## Direction
Pictures stay out. Extract the lines below from the first one through the line with "3588, 3864, 4140]", both included.

________________________

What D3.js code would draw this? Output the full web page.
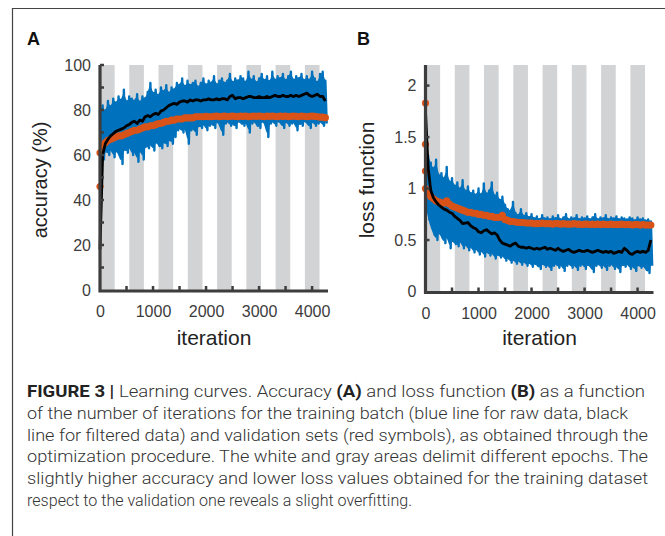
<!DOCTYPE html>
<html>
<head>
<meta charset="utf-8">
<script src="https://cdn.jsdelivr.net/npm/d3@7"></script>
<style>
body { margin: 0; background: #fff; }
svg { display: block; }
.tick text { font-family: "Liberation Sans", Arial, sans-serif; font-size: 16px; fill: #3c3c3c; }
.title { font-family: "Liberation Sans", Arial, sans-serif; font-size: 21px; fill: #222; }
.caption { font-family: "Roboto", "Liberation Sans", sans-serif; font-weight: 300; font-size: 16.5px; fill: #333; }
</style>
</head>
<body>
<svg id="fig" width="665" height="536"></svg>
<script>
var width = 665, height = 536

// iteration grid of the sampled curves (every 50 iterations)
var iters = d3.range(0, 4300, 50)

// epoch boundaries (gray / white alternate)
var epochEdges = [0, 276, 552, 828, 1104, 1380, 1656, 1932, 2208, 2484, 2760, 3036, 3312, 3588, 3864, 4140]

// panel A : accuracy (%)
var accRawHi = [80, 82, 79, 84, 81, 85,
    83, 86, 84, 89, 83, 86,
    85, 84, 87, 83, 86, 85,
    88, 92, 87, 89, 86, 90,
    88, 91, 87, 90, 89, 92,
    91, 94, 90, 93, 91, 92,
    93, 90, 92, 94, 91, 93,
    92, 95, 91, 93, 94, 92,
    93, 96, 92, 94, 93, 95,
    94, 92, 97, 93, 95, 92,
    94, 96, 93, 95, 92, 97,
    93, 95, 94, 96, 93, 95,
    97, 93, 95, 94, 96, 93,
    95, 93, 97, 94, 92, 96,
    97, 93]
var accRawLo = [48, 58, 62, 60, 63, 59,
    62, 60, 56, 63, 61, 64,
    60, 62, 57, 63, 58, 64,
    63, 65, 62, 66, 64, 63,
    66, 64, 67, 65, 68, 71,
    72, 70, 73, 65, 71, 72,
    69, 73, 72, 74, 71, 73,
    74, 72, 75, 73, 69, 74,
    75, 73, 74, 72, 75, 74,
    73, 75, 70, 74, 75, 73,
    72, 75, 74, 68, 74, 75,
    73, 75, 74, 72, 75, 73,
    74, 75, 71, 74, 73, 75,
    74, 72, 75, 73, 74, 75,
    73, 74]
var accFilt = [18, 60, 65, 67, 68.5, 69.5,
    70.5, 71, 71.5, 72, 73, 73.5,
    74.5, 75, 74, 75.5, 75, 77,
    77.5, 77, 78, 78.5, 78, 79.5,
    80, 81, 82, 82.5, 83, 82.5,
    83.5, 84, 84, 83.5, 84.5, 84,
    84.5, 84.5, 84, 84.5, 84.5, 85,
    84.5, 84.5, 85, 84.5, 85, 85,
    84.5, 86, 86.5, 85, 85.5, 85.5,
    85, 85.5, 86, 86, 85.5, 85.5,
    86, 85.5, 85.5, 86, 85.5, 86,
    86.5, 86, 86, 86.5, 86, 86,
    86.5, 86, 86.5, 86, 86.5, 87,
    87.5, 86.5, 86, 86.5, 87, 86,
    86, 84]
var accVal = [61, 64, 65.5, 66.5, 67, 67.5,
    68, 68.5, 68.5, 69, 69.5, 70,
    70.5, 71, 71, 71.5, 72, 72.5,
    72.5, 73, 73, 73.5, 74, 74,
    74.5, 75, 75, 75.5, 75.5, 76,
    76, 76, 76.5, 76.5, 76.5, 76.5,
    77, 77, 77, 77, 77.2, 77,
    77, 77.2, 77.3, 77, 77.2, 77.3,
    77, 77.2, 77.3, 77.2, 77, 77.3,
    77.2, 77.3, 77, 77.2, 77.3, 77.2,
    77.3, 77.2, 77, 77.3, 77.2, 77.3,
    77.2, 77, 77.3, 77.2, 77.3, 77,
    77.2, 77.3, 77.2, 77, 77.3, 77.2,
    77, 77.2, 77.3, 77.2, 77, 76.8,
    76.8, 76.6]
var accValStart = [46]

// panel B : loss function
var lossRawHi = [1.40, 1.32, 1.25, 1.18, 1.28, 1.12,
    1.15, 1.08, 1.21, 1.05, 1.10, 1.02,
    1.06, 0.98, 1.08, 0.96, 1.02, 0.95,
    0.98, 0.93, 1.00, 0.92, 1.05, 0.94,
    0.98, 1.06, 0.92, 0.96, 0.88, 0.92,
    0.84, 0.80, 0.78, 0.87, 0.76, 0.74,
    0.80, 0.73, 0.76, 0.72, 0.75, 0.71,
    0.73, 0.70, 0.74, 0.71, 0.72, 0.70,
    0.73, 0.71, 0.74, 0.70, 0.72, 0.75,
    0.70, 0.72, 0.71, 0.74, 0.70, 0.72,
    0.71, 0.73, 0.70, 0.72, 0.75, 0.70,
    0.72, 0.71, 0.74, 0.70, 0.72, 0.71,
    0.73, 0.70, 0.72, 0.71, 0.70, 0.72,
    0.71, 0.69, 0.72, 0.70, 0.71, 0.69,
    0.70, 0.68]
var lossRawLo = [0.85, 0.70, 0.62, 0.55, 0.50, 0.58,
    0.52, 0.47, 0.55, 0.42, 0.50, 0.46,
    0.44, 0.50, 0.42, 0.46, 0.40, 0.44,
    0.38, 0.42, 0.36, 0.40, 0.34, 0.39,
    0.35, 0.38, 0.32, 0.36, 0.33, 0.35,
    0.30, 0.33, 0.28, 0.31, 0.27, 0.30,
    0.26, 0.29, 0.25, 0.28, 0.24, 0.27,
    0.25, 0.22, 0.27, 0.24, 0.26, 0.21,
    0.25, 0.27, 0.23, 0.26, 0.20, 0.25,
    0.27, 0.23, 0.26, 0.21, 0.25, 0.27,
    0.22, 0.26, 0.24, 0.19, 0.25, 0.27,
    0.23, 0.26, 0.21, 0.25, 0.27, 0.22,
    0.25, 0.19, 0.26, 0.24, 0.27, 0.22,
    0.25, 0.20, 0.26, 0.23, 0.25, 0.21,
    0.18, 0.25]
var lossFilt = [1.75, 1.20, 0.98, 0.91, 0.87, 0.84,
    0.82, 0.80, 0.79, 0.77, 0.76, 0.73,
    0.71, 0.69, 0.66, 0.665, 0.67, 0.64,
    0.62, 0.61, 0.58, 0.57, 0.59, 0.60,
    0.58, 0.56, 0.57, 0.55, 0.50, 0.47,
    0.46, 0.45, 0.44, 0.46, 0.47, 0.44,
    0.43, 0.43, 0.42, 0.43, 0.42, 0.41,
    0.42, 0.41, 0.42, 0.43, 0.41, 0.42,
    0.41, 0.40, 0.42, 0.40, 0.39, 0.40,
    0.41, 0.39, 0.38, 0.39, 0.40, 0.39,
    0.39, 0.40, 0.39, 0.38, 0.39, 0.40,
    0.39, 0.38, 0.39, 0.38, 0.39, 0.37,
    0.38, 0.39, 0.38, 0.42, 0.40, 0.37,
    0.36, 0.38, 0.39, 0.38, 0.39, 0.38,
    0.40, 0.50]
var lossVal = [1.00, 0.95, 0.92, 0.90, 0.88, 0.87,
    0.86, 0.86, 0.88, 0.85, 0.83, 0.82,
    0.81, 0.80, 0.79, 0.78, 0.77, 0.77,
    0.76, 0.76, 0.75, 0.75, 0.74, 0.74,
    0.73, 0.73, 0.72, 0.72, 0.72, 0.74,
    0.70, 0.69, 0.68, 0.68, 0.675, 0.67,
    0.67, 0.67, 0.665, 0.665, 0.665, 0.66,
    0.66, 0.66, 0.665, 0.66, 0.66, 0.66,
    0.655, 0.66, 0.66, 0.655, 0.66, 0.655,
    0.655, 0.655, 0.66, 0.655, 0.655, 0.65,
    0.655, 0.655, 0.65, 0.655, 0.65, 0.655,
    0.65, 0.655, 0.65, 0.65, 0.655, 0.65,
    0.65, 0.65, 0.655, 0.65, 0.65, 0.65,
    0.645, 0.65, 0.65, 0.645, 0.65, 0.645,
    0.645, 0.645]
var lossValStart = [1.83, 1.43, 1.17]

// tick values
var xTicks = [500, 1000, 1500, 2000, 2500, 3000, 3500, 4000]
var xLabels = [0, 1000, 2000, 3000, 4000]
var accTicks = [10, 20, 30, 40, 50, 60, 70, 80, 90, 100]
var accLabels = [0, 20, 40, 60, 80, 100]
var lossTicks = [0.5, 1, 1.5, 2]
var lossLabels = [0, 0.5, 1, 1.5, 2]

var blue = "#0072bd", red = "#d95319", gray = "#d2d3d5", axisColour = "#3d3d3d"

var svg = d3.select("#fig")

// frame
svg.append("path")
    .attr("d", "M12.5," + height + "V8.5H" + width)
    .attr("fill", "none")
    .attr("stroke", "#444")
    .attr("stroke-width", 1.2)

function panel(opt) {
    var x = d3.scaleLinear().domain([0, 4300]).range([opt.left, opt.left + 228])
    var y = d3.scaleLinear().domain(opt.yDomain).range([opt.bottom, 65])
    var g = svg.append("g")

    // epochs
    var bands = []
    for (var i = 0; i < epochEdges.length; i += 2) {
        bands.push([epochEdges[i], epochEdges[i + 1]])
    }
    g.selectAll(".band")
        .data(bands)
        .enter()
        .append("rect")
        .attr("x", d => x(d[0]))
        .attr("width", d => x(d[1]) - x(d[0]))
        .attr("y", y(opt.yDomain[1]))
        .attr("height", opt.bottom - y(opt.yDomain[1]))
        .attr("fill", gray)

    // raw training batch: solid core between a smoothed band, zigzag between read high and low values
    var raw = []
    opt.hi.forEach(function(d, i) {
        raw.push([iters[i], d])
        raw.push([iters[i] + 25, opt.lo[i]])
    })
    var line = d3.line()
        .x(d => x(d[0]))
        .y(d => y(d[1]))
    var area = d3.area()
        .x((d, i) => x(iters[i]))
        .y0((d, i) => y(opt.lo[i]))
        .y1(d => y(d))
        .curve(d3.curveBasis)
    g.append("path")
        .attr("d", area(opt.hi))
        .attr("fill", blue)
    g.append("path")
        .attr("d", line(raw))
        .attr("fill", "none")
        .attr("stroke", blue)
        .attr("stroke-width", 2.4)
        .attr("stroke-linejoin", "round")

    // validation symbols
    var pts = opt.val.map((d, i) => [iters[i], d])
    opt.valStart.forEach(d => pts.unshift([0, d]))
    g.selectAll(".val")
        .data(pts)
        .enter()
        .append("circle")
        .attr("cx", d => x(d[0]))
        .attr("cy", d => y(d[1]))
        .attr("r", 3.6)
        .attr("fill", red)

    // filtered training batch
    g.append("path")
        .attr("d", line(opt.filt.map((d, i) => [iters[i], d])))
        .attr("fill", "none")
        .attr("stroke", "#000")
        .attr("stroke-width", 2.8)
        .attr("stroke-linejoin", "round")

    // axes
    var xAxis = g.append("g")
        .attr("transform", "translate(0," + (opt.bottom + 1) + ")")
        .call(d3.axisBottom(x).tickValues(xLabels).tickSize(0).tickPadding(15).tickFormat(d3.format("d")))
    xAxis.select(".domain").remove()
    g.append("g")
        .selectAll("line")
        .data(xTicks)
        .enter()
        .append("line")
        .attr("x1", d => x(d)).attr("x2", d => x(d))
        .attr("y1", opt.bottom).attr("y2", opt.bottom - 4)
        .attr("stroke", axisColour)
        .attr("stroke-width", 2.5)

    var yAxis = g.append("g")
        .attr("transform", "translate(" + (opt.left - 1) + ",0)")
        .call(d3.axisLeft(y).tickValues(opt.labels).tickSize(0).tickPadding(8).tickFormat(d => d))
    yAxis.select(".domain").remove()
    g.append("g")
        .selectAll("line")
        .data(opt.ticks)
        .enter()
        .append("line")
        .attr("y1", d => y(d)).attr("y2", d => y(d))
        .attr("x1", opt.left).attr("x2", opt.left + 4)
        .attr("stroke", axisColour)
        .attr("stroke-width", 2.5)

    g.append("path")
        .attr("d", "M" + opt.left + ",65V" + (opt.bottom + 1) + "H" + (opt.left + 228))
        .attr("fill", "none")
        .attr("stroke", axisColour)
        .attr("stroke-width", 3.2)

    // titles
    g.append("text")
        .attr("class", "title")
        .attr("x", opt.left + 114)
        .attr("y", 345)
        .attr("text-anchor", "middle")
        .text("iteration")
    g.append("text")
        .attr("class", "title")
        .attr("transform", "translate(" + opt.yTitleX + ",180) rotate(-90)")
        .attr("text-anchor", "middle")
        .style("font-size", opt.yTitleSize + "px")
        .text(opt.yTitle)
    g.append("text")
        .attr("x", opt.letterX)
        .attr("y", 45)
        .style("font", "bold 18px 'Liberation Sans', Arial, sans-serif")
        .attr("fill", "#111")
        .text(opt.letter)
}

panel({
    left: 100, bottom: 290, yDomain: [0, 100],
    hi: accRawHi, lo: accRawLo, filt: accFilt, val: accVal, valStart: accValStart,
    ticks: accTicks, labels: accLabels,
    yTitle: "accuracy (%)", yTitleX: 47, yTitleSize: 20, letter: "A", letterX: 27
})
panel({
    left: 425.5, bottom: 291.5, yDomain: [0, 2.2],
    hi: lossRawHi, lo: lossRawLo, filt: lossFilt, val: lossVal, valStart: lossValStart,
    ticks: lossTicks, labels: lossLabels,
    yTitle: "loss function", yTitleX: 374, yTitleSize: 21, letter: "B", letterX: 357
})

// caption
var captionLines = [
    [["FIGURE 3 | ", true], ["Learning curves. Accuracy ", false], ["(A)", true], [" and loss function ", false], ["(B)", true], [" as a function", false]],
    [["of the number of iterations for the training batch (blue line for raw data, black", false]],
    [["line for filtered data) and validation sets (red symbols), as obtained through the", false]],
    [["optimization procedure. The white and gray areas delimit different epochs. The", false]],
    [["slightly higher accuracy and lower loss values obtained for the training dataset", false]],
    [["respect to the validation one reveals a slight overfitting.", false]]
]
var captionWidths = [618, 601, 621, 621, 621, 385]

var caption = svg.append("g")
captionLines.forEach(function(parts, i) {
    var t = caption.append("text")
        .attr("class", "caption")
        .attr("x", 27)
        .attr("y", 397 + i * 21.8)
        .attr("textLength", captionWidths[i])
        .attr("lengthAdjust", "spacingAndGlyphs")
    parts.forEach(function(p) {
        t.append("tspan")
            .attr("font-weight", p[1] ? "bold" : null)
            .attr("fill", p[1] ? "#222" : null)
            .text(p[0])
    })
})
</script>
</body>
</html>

________________________

## Exercise response
What D3.js code would draw this? Output the full web page.
<!DOCTYPE html>
<html>
<head>
<meta charset="utf-8">
<script src="https://cdn.jsdelivr.net/npm/d3@7"></script>
<style>
body { margin: 0; background: #fff; }
svg { display: block; }
.tick text { font-family: "Liberation Sans", Arial, sans-serif; font-size: 16px; fill: #3c3c3c; }
.title { font-family: "Liberation Sans", Arial, sans-serif; font-size: 21px; fill: #222; }
.caption { font-family: "Roboto", "Liberation Sans", sans-serif; font-weight: 300; font-size: 16.5px; fill: #333; }
</style>
</head>
<body>
<svg id="fig" width="665" height="536"></svg>
<script>
var width = 665, height = 536

// iteration grid of the sampled curves (every 50 iterations)
var iters = d3.range(0, 4300, 50)

// epoch boundaries (gray / white alternate)
var epochEdges = [0, 276, 552, 828, 1104, 1380, 1656, 1932, 2208, 2484, 2760, 3036, 3312, 3588, 3864, 4140]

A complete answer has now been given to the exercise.